Pre-draft measurables
| Height | Weight | Arm length | Hand span | 40-yard dash | 10-yard split | 20-yard split | 20-yard shuttle | Three-cone drill | Vertical jump | Broad jump | Bench press |
| 6 ft 3+3⁄4 in (1.92 m) | 336 lb (152 kg) | 32+1⁄4 in (0.82 m) | 9+3⁄4 in (0.25 m) | 5.30 s | 1.84 s | 3.08 s | 5.00 s | 8.23 s | 24.0 in (0.61 m) | 8 ft 4 in (2.54 m) | 24 reps |
All values from Pro Day

=== Las Vegas Raiders ===
Cotton was signed as an undrafted free agent after the 2019 NFL draft. He was released at roster cuts but was later signed to the practice squad. In December he was promoted to the active roster and played one snap in one game.
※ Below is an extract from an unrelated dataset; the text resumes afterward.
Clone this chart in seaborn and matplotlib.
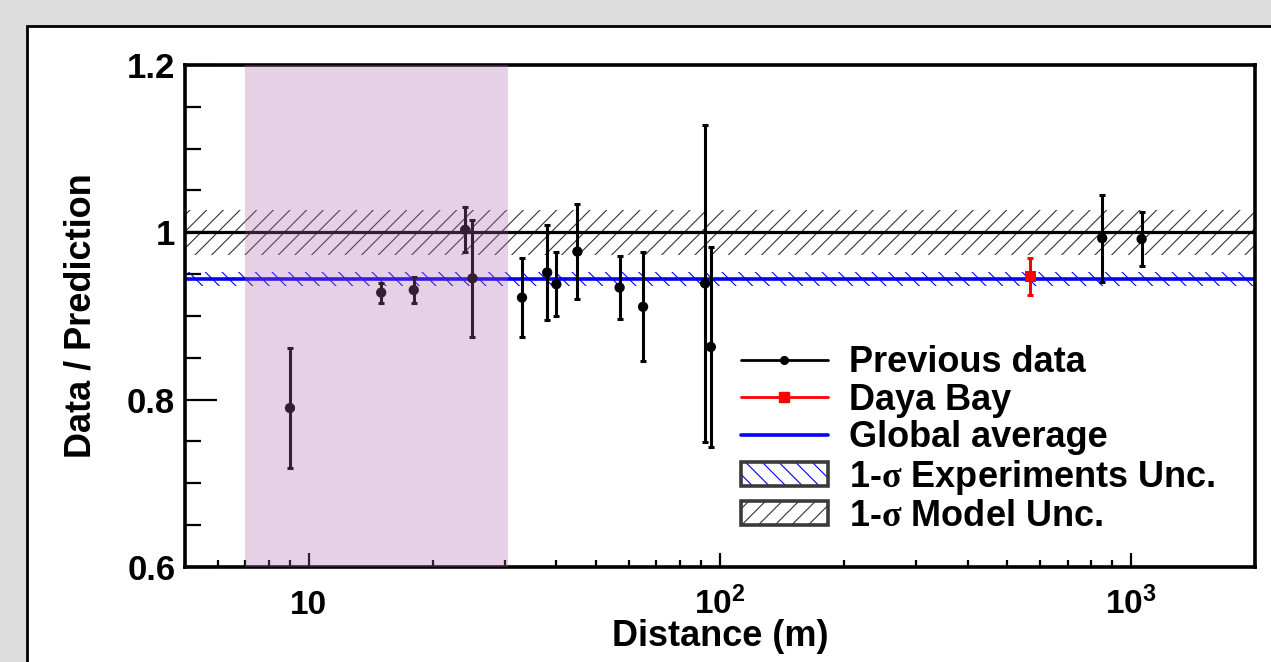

He was active for 3 games but only played in one. He was released at roster cuts in 2020. In February 2021, he was signed again.

On August 31, 2021, Cotton was waived by the Raiders and re-signed to the practice squad the next day. After the Raiders were eliminated in the 2021 Wild Card round of the playoffs, he signed a reserve/future contract on January 17, 2022.

Cotton made the Raiders final roster in 2022 as a backup interior lineman. He made his first career start at right guard in Week 2 in a spot start. On December 3, 2022, Cotton was placed on injured reserve. He was released on December 15.

===Miami Dolphins===
On December 20, 2022, Cotton was signed to the Miami Dolphins practice squad. He signed a reserve/future contract on January 16, 2023. Cotton played in 11 games with Miami in 2024 and was released on November 25, 2024.

===New England Patriots===
On November 26, 2024, Cotton was claimed off waivers by the New England Patriots.